マフマルバフ監督づいてます。その最新作。アフガニスタンといえば、2001年9月11日の同時多発テロ事件以来、一躍世界の注目を浴び、カンダハールはその「悪役」タリバンの本拠地。けれどもその時まで、いや、バーミヤンの大仏破壊まで、アフガニスタンというのはずっと世界から忘れられた国でした。1979年12月のソ連軍侵攻と軍事クーデター、その後のムジャヒディンの戦い、ソ連でゴルバチョフ書記長の登場、続いてペレストロイカが起こり、1989年にソ連軍の撤退、暫定政権の誕生、内戦の始まり、そしてパキスタンのアフガニスタン難民からタリバンが登場するまで、アフガニスタンの情勢は新聞の国際面からも消え、忘れられていったのです。これは、そうした国際社会を告発した映画です。平和の代わりに武器を与え続け、アフガニスタンを20年以上に及ぶ内戦に陥れたアメリカやパキスタンを初めとする国際社会を告発した映画なのです。
カナダに亡命したアフガニスタン人ジャーナリスト、ナファス。彼女は「20世紀最後の日食の日に自殺する」と書かれた妹の手紙を受け取り、妹のいるカンダハールを目指しての旅が始まります。妹は亡命の時に地雷で片足を失っていてアフガニスタンに残りましたが、女性の社会参加を一切封じたタリバン支配下の故国で、生きる希望を何もかもなくしてしまったのでした。最初はイランからアフガニスタンに帰還する難民一家の第4夫人になりすますことでカンダハールに向かおうとしますが、途中で盗賊に襲われて一家は帰ることにし、ナファスは一人になってしまいます。タリバンの宗教学校を放校された少年ハクの道案内で次の町に向かったナファスは、そこで元ムジャヒディンのアメリカ人、ブラック・ムスリムのサヒブと出逢います。ソ連と戦うことが神を探す道だと考えてアフガニスタンにやってきたサヒブでしたが、今は医者となって人びとを救うことが神を探す道なのだと考え直していました。けれどもサヒブはカンダハールの刑務所に入れられていたことがあり、ナファスを送っていくことができません。2人が次の道案内に選んだのは、地雷のために右手を失ったと言うハヤトでした。ナファスとハヤトは、花嫁を送る女性たちの中に混じりますが、人びとの群れはやがて3つに分かれ、カンダハールに向かう途中にはタリバンの検問が待っていました。ブルカをかぶって女性のなりをしていたハヤトは検問に引っかかってしまいますが、ナファスはカンダハールを目指して旅を続けるのでした。日食は明日に迫っていました。

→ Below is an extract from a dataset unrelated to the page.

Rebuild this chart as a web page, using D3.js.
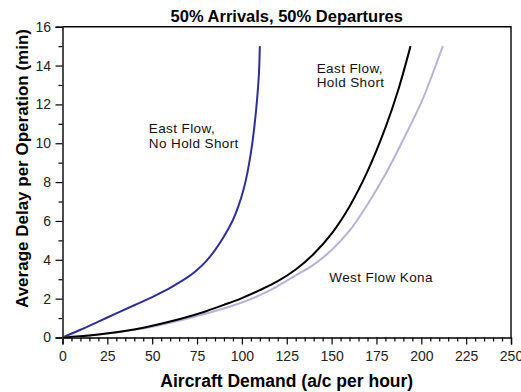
<!DOCTYPE html>
<html>
<head>
<meta charset="utf-8">
<script src="https://cdn.jsdelivr.net/npm/d3@7"></script>
<style>
  html, body { margin: 0; padding: 0; background: #fff; }
  svg { display: block; font-family: "Liberation Sans", Arial, sans-serif; }
</style>
</head>
<body>
<svg id="chart" width="521" height="392"></svg>
<script>
// Delay curves: demand (a/c per hour) vs average delay (min)
const eastNoHoldDemand = [0, 10, 20, 30, 40, 50, 60, 65, 70, 75, 80, 85, 90, 95, 98, 101, 103, 105, 107, 108.5, 109.5, 110];
const eastNoHoldDelay  = [0, 0.4, 0.82, 1.24, 1.66, 2.08, 2.55, 2.83, 3.12, 3.48, 3.92, 4.5, 5.2, 6.05, 6.75, 7.65, 8.45, 9.5, 10.9, 12.3, 13.6, 15];

const eastHoldDemand = [0, 10, 20, 30, 40, 50, 60, 70, 80, 90, 100, 110, 120, 130, 140, 150, 160, 170, 180, 187, 194];
const eastHoldDelay  = [0, 0.07, 0.16, 0.27, 0.41, 0.6, 0.82, 1.07, 1.35, 1.68, 2.03, 2.44, 2.9, 3.5, 4.3, 5.35, 6.75, 8.55, 10.8, 12.7, 15];

const westKonaDemand = [0, 10, 25, 50, 75, 100, 110, 120, 130, 140, 150, 160, 170, 180, 190, 200, 206, 212];
const westKonaDelay  = [0, 0.06, 0.2, 0.55, 1.1, 1.8, 2.18, 2.65, 3.2, 3.75, 4.5, 5.5, 6.85, 8.4, 10.2, 12.1, 13.5, 15];

const xTicks = [0, 25, 50, 75, 100, 125, 150, 175, 200, 225, 250];
const yTicks = [0, 2, 4, 6, 8, 10, 12, 14, 16];

const series = [
  { name: "East Flow, No Hold Short", xs: eastNoHoldDemand, ys: eastNoHoldDelay, color: "#2d3091" },
  { name: "West Flow Kona", xs: westKonaDemand, ys: westKonaDelay, color: "#b6b2da" },
  { name: "East Flow, Hold Short", xs: eastHoldDemand, ys: eastHoldDelay, color: "#000000" }
];

const svg = d3.select("#chart");
const plot = { left: 62.5, right: 511, top: 26.7, bottom: 337.5 };

const x = d3.scaleLinear().domain([0, 250]).range([plot.left, plot.right]);
const y = d3.scaleLinear().domain([0, 16]).range([plot.bottom, plot.top]);

// minor ticks
const xMinor = d3.range(0, 251, 5).filter(v => v % 25 !== 0);
const yMinor = d3.range(0, 17, 1).filter(v => v % 2 !== 0);

const axisG = svg.append("g");

axisG.append("g")
  .attr("transform", `translate(0,${plot.bottom})`)
  .call(d3.axisBottom(x).tickValues(xMinor).tickSize(4).tickFormat(""))
  .call(g => g.select(".domain").remove());
axisG.append("g")
  .attr("transform", `translate(${plot.left},0)`)
  .call(d3.axisLeft(y).tickValues(yMinor).tickSize(4).tickFormat(""))
  .call(g => g.select(".domain").remove());

axisG.append("g")
  .attr("transform", `translate(0,${plot.bottom})`)
  .call(d3.axisBottom(x).tickValues(xTicks).tickSize(7).tickPadding(6.5).tickFormat(d3.format("d")));
axisG.append("g")
  .attr("transform", `translate(${plot.left},0)`)
  .call(d3.axisLeft(y).tickValues(yTicks).tickSize(7).tickPadding(4.5).tickFormat(d3.format("d")));

axisG.selectAll(".tick line").attr("stroke", "#000").attr("stroke-width", 1.2);
axisG.selectAll(".domain").attr("stroke", "#000").attr("stroke-width", 1.4);
axisG.selectAll(".tick text")
  .attr("font-family", "Liberation Sans, Arial, sans-serif")
  .attr("font-size", 14)
  .attr("fill", "#222");

// frame: top and right edges
svg.append("path")
  .attr("d", `M${plot.left},${plot.top}H${plot.right}V${plot.bottom}`)
  .attr("fill", "none")
  .attr("stroke", "#000")
  .attr("stroke-width", 1.4);

// curves
const line = d3.line()
  .x(d => x(d[0]))
  .y(d => y(d[1]))
  .curve(d3.curveCatmullRom.alpha(0.5));

svg.append("g").selectAll("path")
  .data(series)
  .join("path")
  .attr("d", s => line(s.xs.map((v, i) => [v, s.ys[i]])))
  .attr("fill", "none")
  .attr("stroke", s => s.color)
  .attr("stroke-width", 2);

// curve labels
const labels = [
  { lines: ["East Flow,", "No Hold Short"], at: [48.1, 10.52] },
  { lines: ["East Flow,", "Hold Short"], at: [141.7, 13.64] },
  { lines: ["West Flow Kona"], at: [148.7, 2.86] }
];
labels.forEach(l => {
  const t = svg.append("text")
    .attr("x", x(l.at[0]))
    .attr("y", y(l.at[1]))
    .attr("font-size", 13.5)
    .attr("letter-spacing", 0.4)
    .attr("fill", "#111");
  l.lines.forEach((s, i) => {
    t.append("tspan").attr("x", x(l.at[0])).attr("dy", i === 0 ? 0 : 14.5).text(s);
  });
});

// titles
svg.append("text")
  .attr("x", (plot.left + plot.right) / 2)
  .attr("y", 22)
  .attr("text-anchor", "middle")
  .attr("font-weight", "bold")
  .attr("font-size", 16.5)
  .text("50% Arrivals, 50% Departures");

svg.append("text")
  .attr("x", (plot.left + plot.right) / 2)
  .attr("y", 387)
  .attr("text-anchor", "middle")
  .attr("font-weight", "bold")
  .attr("font-size", 17.5)
  .text("Aircraft Demand (a/c per hour)");

svg.append("text")
  .attr("transform", `translate(27.5,168.5) rotate(-90)`)
  .attr("text-anchor", "middle")
  .attr("font-weight", "bold")
  .attr("font-size", 17)
  .text("Average Delay per Operation (min)");
</script>
</body>
</html>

見終わった時に、「あれ、妹との再会は?」と思ったんですよ。ナファスの旅は途中で、果たして間に合うのかもわからないし、間に合っても妹とどうするのかも不明だし。でもよくよく考えてみたら、この映画の主題はそうじゃないんです。ナファスが妹に会えるかどうかというのは、この映画にあっては狂言廻しにすぎないのですね。監督が描きたかったのは、ブルカに閉じ込められた女性たち、人形を地雷だから触ってはいけないと教える学校、パラシュート付で落とされる義足を、松葉杖をつきながら必死の形相で追いかける男たち、そうしたアフガニスタンの今であって、ナファスの旅が途中で終わってしまうことは、まさに世界から忘れられた国、世界が忘れ去った国、アフガニスタンそのものなのではないかと思ったのでした。だから逆に、この旅は終わってはいけない、ナファスが妹と再会して良かった良かったでもなく、妹の死に間に合わなかったでもなく、後の物語はアフガニスタンへの償いに、国際社会が紡いでいかなければならないのではないのかな、と思ったのです。無数のナファスと、その妹、ハヤトやハクのために。
朝日新聞の批評で、マフマルバフ監督が「アフガニスタン固有のブルカを否定的に描いている」という部分は当てはまらないんじゃないかと思います。ブルカそのものの目的が女性の外見を閉じ込めることにあるんですから(イランのチャドルと違って、全身、目まで隠しちゃう)、その中に女性が物を隠したり、ブルカそのものをおしゃれにしたりすることはできるけれども、やっぱりブルカは女性を抑圧する道具なのだと思いましたね。ラストで色とりどりのブルカが砂漠を歩いていくシーンがあります。作家の村上龍さんとの対談で監督は「このブルカを美しいと思うことは、ハリウッド映画で首が美しく飛ぶことと同じようなものだ」と仰っていたんですが(うろ覚えだけど)、檻はいくら美しくても檻であると、そういうことが言いたかったのかもしれません。